◆ Task prompt ◆
Word for word, print each line of the listing below; pictures stay out.

◆ Recorded information ◆

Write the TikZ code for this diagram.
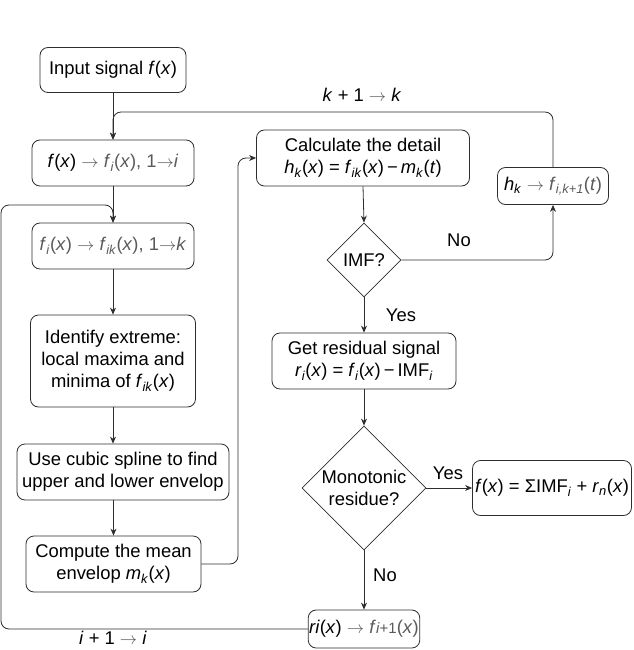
\documentclass[tikz,border=0pt]{standalone}
\usepackage{fontspec}
\setmainfont{Liberation Sans}
\usetikzlibrary{arrows.meta,shapes.geometric}
\definecolor{linec}{HTML}{2E2E2E}
\definecolor{txtgray}{HTML}{5A5A5A}
\newcommand\gr[1]{\textcolor{txtgray}{#1}}
\newcommand\vi[1]{\textit{#1}}
\newcommand\sbi[1]{\textsubscript{\textit{#1}}}
\newcommand\ar{\ensuremath{\rightarrow}}
\begin{document}
\begin{tikzpicture}[x=1pt,y=-1pt,
  every node/.style={font=\fontsize{18.4}{22}\selectfont, text=black},
  box/.style={draw=linec, line width=0.8pt, rounded corners=8pt, align=center, inner sep=2pt},
  dec/.style={draw=linec, line width=0.8pt, diamond, aspect=1, inner sep=0pt},
  arr/.style={draw=linec, line width=0.8pt, -{Stealth[length=7pt,width=6pt]}},
  lbl/.style={inner sep=0pt}]
\useasboundingbox (0,0) rectangle (633,650);

\node[box, minimum width=146, minimum height=45] (in) at (113,70) {Input signal \vi{f}(\vi{x})};
\node[box, minimum width=162, minimum height=46] (fi) at (113,163) {\vi{f}(\vi{x}) \gr{\ar{} \vi{f}\sbi{i}(\vi{x}), 1\ar\vi{i}}};
\node[box, minimum width=162, minimum height=46] (fik) at (113,246) {\gr{\vi{f}\sbi{i}(\vi{x}) \ar{} \vi{f}\sbi{ik}(\vi{x}), 1\ar\vi{k}}};
\node[box, minimum width=165, minimum height=92] (ident) at (113,361) {Identify extreme:\\local maxima and\\minima of \vi{f}\sbi{ik}(\vi{x})};
\node[box, minimum width=212, minimum height=56] (spline) at (123,472) {Use cubic spline to find\\upper and lower envelop};
\node[box, minimum width=175, minimum height=56] (mean) at (113.5,564) {Compute the mean\\envelop \vi{m}\sbi{k}(\vi{x})};

\node[box, minimum width=213, minimum height=56] (calc) at (363,158) {Calculate the detail\\\vi{h}\sbi{k}(\vi{x}) = \vi{f}\sbi{ik}(\vi{x})\,−\,\vi{m}\sbi{k}(\vi{t})};
\node[dec, minimum width=74, minimum height=74] (imf) at (364,260) {};
\node[lbl] (imft) at (imf.center) {IMF?};
\node[box, minimum width=111, minimum height=37, inner sep=1pt] (hk) at (553,186) {\vi{h}\sbi{k} \gr{\ar{} \vi{f}\sbi{i,k+1}(\vi{t})}};
\node[box, minimum width=184, minimum height=56] (res) at (364,361) {Get residual signal\\\vi{r}\sbi{i}(\vi{x}) = \vi{f}\sbi{i}(\vi{x})\,−\,IMF\sbi{i}};
\node[dec, minimum width=124, minimum height=124] (mono) at (364,488) {};
\node[lbl, align=center] (monot) at (mono.center) {Monotonic\\residue?};
\node[box, minimum width=159, minimum height=55] (fin) at (552,488) {\vi{f}(\vi{x}) = ΣIMF\sbi{i} + \vi{r}\sbi{n}(\vi{x})};
\node[box, minimum width=111, minimum height=38, inner sep=1pt] (ri) at (364,629) {\vi{ri}(\vi{x}) \gr{\ar{} \vi{f}{\fontsize{15}{15}\selectfont\vi{i}+1}(\vi{x})}};

% coordinates for loops
\coordinate (ktop) at (113,112);
\coordinate (mA) at (238,564);
\coordinate (iA) at (1,629);
\coordinate (iB) at (1,205);
\coordinate (iC) at (113,205);

% main flow
\draw[arr] (in) -- (fi);
\draw[arr] (fi) -- (fik);
\draw[arr] (fik) -- (ident);
\draw[arr] (ident.south) -- (ident.south |- spline.north);
\draw[arr] (spline.south -| mean.north) -- (mean.north);
\draw[arr, rounded corners=8pt] (mean.east) -- (mA) |- (calc.west);
\draw[arr] (calc.south) -- (imf.north);
\draw[arr, rounded corners=8pt] (imf.east) -| (hk.south);
\draw[arr, rounded corners=8pt] (hk.north) |- (ktop) -- (fi.north);
\draw[arr] (imf.south) -- (res.north);
\draw[arr] (res.south) -- (mono.north);
\draw[arr] (mono.east) -- (fin.west);
\draw[arr] (mono.south) -- (ri.north);
\draw[arr, rounded corners=8pt] (ri.west) -- (iA) -- (iB) -- (iC) -- (fik.north);

% labels
\node[lbl] (l1) at (362,95) {\vi{k} + 1 \gr{\ar} \vi{k}};
\node[lbl] (l2) at (459,240) {No};
\node[lbl] (l3) at (401,315) {Yes};
\node[lbl] (l4) at (448,473) {Yes};
\node[lbl] (l5) at (385,575) {No};
\node[lbl] (l6) at (113,638) {\vi{i} + 1 \gr{\ar} \vi{i}};
\end{tikzpicture}
\end{document}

◆ Exercise answer ◆
Write the TikZ code for this diagram.
\documentclass[tikz,border=0pt]{standalone}
\usepackage{fontspec}
\setmainfont{Liberation Sans}
\usetikzlibrary{arrows.meta,shapes.geometric}
\definecolor{linec}{HTML}{2E2E2E}
\definecolor{txtgray}{HTML}{5A5A5A}
\newcommand\gr[1]{\textcolor{txtgray}{#1}}
\newcommand\vi[1]{\textit{#1}}
\newcommand\sbi[1]{\textsubscript{\textit{#1}}}
\newcommand\ar{\ensuremath{\rightarrow}}
\begin{document}
\begin{tikzpicture}[x=1pt,y=-1pt,
  every node/.style={font=\fontsize{18.4}{22}\selectfont, text=black},
  box/.style={draw=linec, line width=0.8pt, rounded corners=8pt, align=center, inner sep=2pt},
  dec/.style={draw=linec, line width=0.8pt, diamond, aspect=1, inner sep=0pt},
  arr/.style={draw=linec, line width=0.8pt, -{Stealth[length=7pt,width=6pt]}},
  lbl/.style={inner sep=0pt}]
\useasboundingbox (0,0) rectangle (633,650);

\node[box, minimum width=146, minimum height=45] (in) at (113,70) {Input signal \vi{f}(\vi{x})};
\node[box, minimum width=162, minimum height=46] (fi) at (113,163) {\vi{f}(\vi{x}) \gr{\ar{} \vi{f}\sbi{i}(\vi{x}), 1\ar\vi{i}}};
\node[box, minimum width=162, minimum height=46] (fik) at (113,246) {\gr{\vi{f}\sbi{i}(\vi{x}) \ar{} \vi{f}\sbi{ik}(\vi{x}), 1\ar\vi{k}}};
\node[box, minimum width=165, minimum height=92] (ident) at (113,361) {Identify extreme:\\local maxima and\\minima of \vi{f}\sbi{ik}(\vi{x})};
\node[box, minimum width=212, minimum height=56] (spline) at (123,472) {Use cubic spline to find\\upper and lower envelop};
\node[box, minimum width=175, minimum height=56] (mean) at (113.5,564) {Compute the mean\\envelop \vi{m}\sbi{k}(\vi{x})};

\node[box, minimum width=213, minimum height=56] (calc) at (363,158) {Calculate the detail\\\vi{h}\sbi{k}(\vi{x}) = \vi{f}\sbi{ik}(\vi{x})\,−\,\vi{m}\sbi{k}(\vi{t})};
\node[dec, minimum width=74, minimum height=74] (imf) at (364,260) {};
\node[lbl] (imft) at (imf.center) {IMF?};
\node[box, minimum width=111, minimum height=37, inner sep=1pt] (hk) at (553,186) {\vi{h}\sbi{k} \gr{\ar{} \vi{f}\sbi{i,k+1}(\vi{t})}};
\node[box, minimum width=184, minimum height=56] (res) at (364,361) {Get residual signal\\\vi{r}\sbi{i}(\vi{x}) = \vi{f}\sbi{i}(\vi{x})\,−\,IMF\sbi{i}};
\node[dec, minimum width=124, minimum height=124] (mono) at (364,488) {};
\node[lbl, align=center] (monot) at (mono.center) {Monotonic\\residue?};
\node[box, minimum width=159, minimum height=55] (fin) at (552,488) {\vi{f}(\vi{x}) = ΣIMF\sbi{i} + \vi{r}\sbi{n}(\vi{x})};
\node[box, minimum width=111, minimum height=38, inner sep=1pt] (ri) at (364,629) {\vi{ri}(\vi{x}) \gr{\ar{} \vi{f}{\fontsize{15}{15}\selectfont\vi{i}+1}(\vi{x})}};

% coordinates for loops
\coordinate (ktop) at (113,112);
\coordinate (mA) at (238,564);
\coordinate (iA) at (1,629);
\coordinate (iB) at (1,205);
\coordinate (iC) at (113,205);

% main flow
\draw[arr] (in) -- (fi);
\draw[arr] (fi) -- (fik);
\draw[arr] (fik) -- (ident);
\draw[arr] (ident.south) -- (ident.south |- spline.north);
\draw[arr] (spline.south -| mean.north) -- (mean.north);
\draw[arr, rounded corners=8pt] (mean.east) -- (mA) |- (calc.west);
\draw[arr] (calc.south) -- (imf.north);
\draw[arr, rounded corners=8pt] (imf.east) -| (hk.south);
\draw[arr, rounded corners=8pt] (hk.north) |- (ktop) -- (fi.north);
\draw[arr] (imf.south) -- (res.north);
\draw[arr] (res.south) -- (mono.north);
\draw[arr] (mono.east) -- (fin.west);
\draw[arr] (mono.south) -- (ri.north);
\draw[arr, rounded corners=8pt] (ri.west) -- (iA) -- (iB) -- (iC) -- (fik.north);

% labels
\node[lbl] (l1) at (362,95) {\vi{k} + 1 \gr{\ar} \vi{k}};
\node[lbl] (l2) at (459,240) {No};
\node[lbl] (l3) at (401,315) {Yes};
\node[lbl] (l4) at (448,473) {Yes};
\node[lbl] (l5) at (385,575) {No};
\node[lbl] (l6) at (113,638) {\vi{i} + 1 \gr{\ar} \vi{i}};
\end{tikzpicture}
\end{document}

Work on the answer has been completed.